Let $a<b$ and call $f:[a,b]\to\mathbb C$ absolutely continuous if there is a $h\in L^2((a,b))$ with $$f(x)-f(a)=\int_a^xh(y)\:{\rm d}y\;\;\;\text{for all }x\in[a,b]\tag1.$$ Assume $(f_n)_{n\in\mathbb N}\subseteq L^2([a,b])$ is a sequence of absolutely continuous functions with $f_n(a)=f_n(b)=0$ and $f\in L^2([a,b])$ with $f_n\to f$ in $L^2([a,b])$. Does it follow that $f$ is absolutely continuous?
By assumption, there are $h_n\in L^2((a,b))$ with $f_n(x)=\int_a^xh_n(y)\:{\rm d}y$. Now, my guess is that we need to show that $(h_n)$ is Cauchy in $L^2((a,b))$ and then conclude by completeness. Are we able to do so?

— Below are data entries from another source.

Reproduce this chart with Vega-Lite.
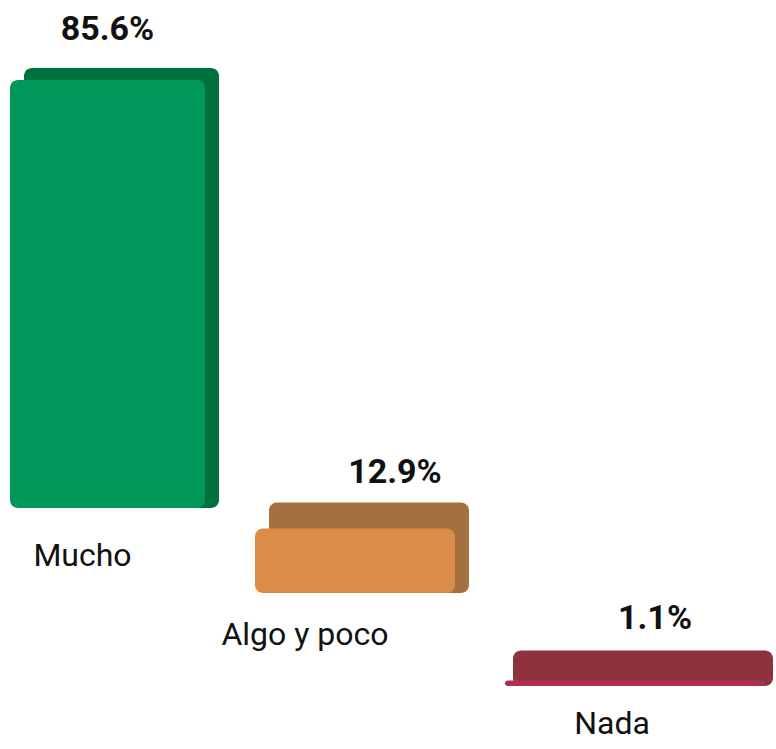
{
  "$schema": "https://vega.github.io/schema/vega-lite/v6.json",
  "padding": {"left": 10, "top": 10, "right": 0, "bottom": 0},
  "background": "white",
  "bounds": "flush",
  "spacing": 50,
  "config": {"view": {"stroke": null}, "font": "Roboto"},
  "data": {"values": [
    {"categoria": "Mucho", "porcentaje": 0.856},
    {"categoria": "Algo y poco", "porcentaje": 0.129},
    {"categoria": "Nada", "porcentaje": 0.011}
  ]},
  "hconcat": [
    {
      "width": 195, "height": 498,
      "transform": [{"filter": "datum.categoria === 'Mucho'"}],
      "encoding": {
        "x": {"field": "categoria", "type": "nominal", "scale": {"paddingInner": 0, "paddingOuter": 0},
          "axis": {"title": null, "domain": false, "ticks": false, "labelAngle": 0, "labelFontSize": 32, "labelPadding": 32, "labelOffset": -25, "labelColor": "#111111"}},
        "y": {"field": "porcentaje", "type": "quantitative", "stack": null, "scale": {"domain": [0, 0.996], "nice": false}, "axis": null}
      },
      "layer": [
        {"mark": {"type": "bar", "color": "#00703F", "xOffset": 14, "yOffset": -12, "y2Offset": -12, "cornerRadius": 8}},
        {"mark": {"type": "bar", "color": "#00985A", "cornerRadius": 8}},
        {"mark": {"type": "text", "fontSize": 34, "fontWeight": "bold", "dy": -50, "baseline": "middle", "color": "#111111"},
          "encoding": {"text": {"field": "porcentaje", "type": "quantitative", "format": ".1%"}}}
      ]
    },
    {
      "width": 200, "height": 583,
      "transform": [{"filter": "datum.categoria === 'Algo y poco'"}],
      "encoding": {
        "x": {"field": "categoria", "type": "nominal", "scale": {"paddingInner": 0, "paddingOuter": 0},
          "axis": {"title": null, "domain": false, "ticks": false, "labelAngle": 0, "labelFontSize": 32, "labelPadding": 26, "labelOffset": -50, "labelColor": "#111111"}},
        "y": {"field": "porcentaje", "type": "quantitative", "stack": null, "scale": {"domain": [0, 1.166], "nice": false}, "axis": null}
      },
      "layer": [
        {"mark": {"type": "bar", "color": "#A5703F", "xOffset": 14, "yOffset": -26, "y2Offset": -10, "cornerRadius": 8}},
        {"mark": {"type": "bar", "color": "#DA8C48", "cornerRadius": 8}},
        {"mark": {"type": "text", "fontSize": 34, "fontWeight": "bold", "dy": -56, "dx": 40, "baseline": "middle", "color": "#111111"},
          "encoding": {"text": {"field": "porcentaje", "type": "quantitative", "format": ".1%"}}}
      ]
    },
    {
      "width": 260, "height": 676,
      "transform": [{"filter": "datum.categoria === 'Nada'"}],
      "encoding": {
        "x": {"field": "categoria", "type": "nominal", "scale": {"paddingInner": 0, "paddingOuter": 0},
          "axis": {"title": null, "domain": false, "ticks": false, "labelAngle": 0, "labelFontSize": 32, "labelPadding": 22, "labelOffset": -23, "labelColor": "#111111"}},
        "y": {"field": "porcentaje", "type": "quantitative", "stack": null, "scale": {"domain": [0, 1.352], "nice": false}, "axis": null}
      },
      "layer": [
        {"mark": {"type": "bar", "color": "#8E323E", "xOffset": 8, "yOffset": -30, "y2Offset": -4, "cornerRadius": 8}},
        {"mark": {"type": "bar", "color": "#B0304A", "cornerRadius": 3}},
        {"mark": {"type": "text", "fontSize": 34, "fontWeight": "bold", "dy": -62, "dx": 20, "baseline": "middle", "color": "#111111"},
          "encoding": {"text": {"field": "porcentaje", "type": "quantitative", "format": ".1%"}}}
      ]
    }
  ]
}
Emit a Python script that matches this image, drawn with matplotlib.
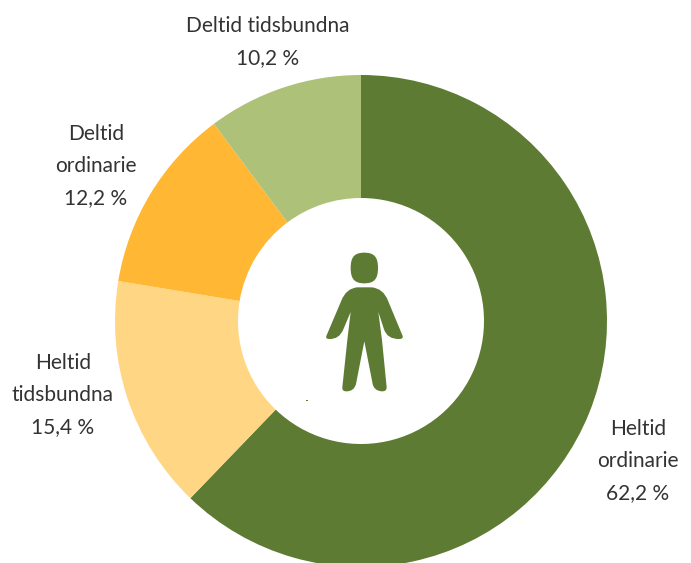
import matplotlib
matplotlib.use('Agg')
import matplotlib.pyplot as plt
from matplotlib.patches import PathPatch, Rectangle
from matplotlib.path import Path

categories = ['Heltid ordinarie', 'Heltid tidsbundna', 'Deltid ordinarie', 'Deltid tidsbundna']
shares = [62.2, 15.4, 12.2, 10.2]
colors = ['#5d7b33', '#ffd784', '#ffb734', '#adc179']

# label text, x, y in pixels from the top left
labels = [
    ('Heltid\nordinarie\n62,2 %', 638, 461),
    ('Heltid\ntidsbundna\n15,4 %', 63, 395),
    ('Deltid\nordinarie\n12,2 %', 96, 166),
    ('Deltid tidsbundna\n10,2 %', 268, 42),
]

W, H = 691, 563
plt.rcParams['font.family'] = ['Lato', 'DejaVu Sans']

fig = plt.figure(figsize=(W / 100, H / 100), dpi=100)
ax = fig.add_axes([0, 0, 1, 1])

# donut, centre and radius in pixels
ax.pie(shares, colors=colors, startangle=90, counterclock=False,
       center=(361, H - 321), radius=246,
       wedgeprops={'width': 123, 'linewidth': 0})
ax.set_xlim(0, W)
ax.set_ylim(0, H)
ax.set_aspect('equal')
ax.axis('off')

for text, x, y in labels:
    ax.text(x, H - y, text, ha='center', va='center', fontsize=15,
            fontweight='normal', color='#333333', linespacing=1.74)


# person icon, traced in zoomed crop coordinates
def pt(x, y):
    return (300 + x / 3, H - (230 + y / 3))


# head is a squashed circle, a bit fuller than an ellipse
cx, cy = 193, 114
a, b = 41, 46
k = 0.72
head = [
    (Path.MOVETO, (cx, cy - b)),
    (Path.CURVE4, (cx + k * a, cy - b)), (Path.CURVE4, (cx + a, cy - k * b)), (Path.CURVE4, (cx + a, cy)),
    (Path.CURVE4, (cx + a, cy + k * b)), (Path.CURVE4, (cx + k * a, cy + b)), (Path.CURVE4, (cx, cy + b)),
    (Path.CURVE4, (cx - k * a, cy + b)), (Path.CURVE4, (cx - a, cy + k * b)), (Path.CURVE4, (cx - a, cy)),
    (Path.CURVE4, (cx - a, cy - k * b)), (Path.CURVE4, (cx - k * a, cy - b)), (Path.CURVE4, (cx, cy - b)),
    (Path.CLOSEPOLY, (cx, cy - b)),
]
ax.add_patch(PathPatch(Path([pt(*p) for c, p in head], [c for c, p in head]),
                       facecolor='#5d7b33', lw=0))

body = [
    (Path.MOVETO, (172, 172)),
    (Path.LINETO, (215, 172)),
    (Path.CURVE3, (250, 175)), (Path.CURVE3, (264, 212)),
    (Path.LINETO, (308, 318)),
    (Path.CURVE3, (310, 327)), (Path.CURVE3, (298, 327)),
    (Path.CURVE3, (262, 328)), (Path.CURVE3, (252, 298)),
    (Path.LINETO, (235, 246)),
    (Path.LINETO, (246, 330)),
    (Path.LINETO, (260, 472)),
    (Path.CURVE3, (260, 485)), (Path.CURVE3, (245, 484)),
    (Path.CURVE3, (222, 482)), (Path.CURVE3, (218, 462)),
    (Path.LINETO, (193, 334)),
    (Path.LINETO, (168, 462)),
    (Path.CURVE3, (162, 484)), (Path.CURVE3, (140, 484)),
    (Path.CURVE3, (126, 485)), (Path.CURVE3, (127, 472)),
    (Path.LINETO, (142, 330)),
    (Path.LINETO, (152, 246)),
    (Path.LINETO, (130, 298)),
    (Path.CURVE3, (118, 328)), (Path.CURVE3, (88, 327)),
    (Path.CURVE3, (76, 327)), (Path.CURVE3, (79, 318)),
    (Path.LINETO, (124, 212)),
    (Path.CURVE3, (138, 175)), (Path.CURVE3, (172, 172)),
    (Path.CLOSEPOLY, (172, 172)),
]
codes = [c for c, p in body]
verts = [pt(*p) for c, p in body]
ax.add_patch(PathPatch(Path(verts, codes), facecolor='#5d7b33', lw=0))

# tiny stray speck under the icon
ax.add_patch(Rectangle(pt(18, 514), 2, 1, facecolor='#5d7b33', lw=0))

fig.savefig('out.png', dpi=100)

Yes, you need to show that $(h_n)$ is a Cauchy sequence in $L^2$, and no, it's not possible to show that. For example say $(a,b)=(-1,1)$ and $h_n=n\chi_{(0,1/n)}$.
Or, to make it seem more face-palm obvious, note that the trigonometric polynomials are dense in $L^2((0,2\pi))$. (I said "seem": I don't think thiis really gives a simpler counterexampple, because we need to verify that the tps with $p(0)=0$ are dense, which is no easier than the triviality above. But I do think it makes it "clear" that the answer "must be" no...)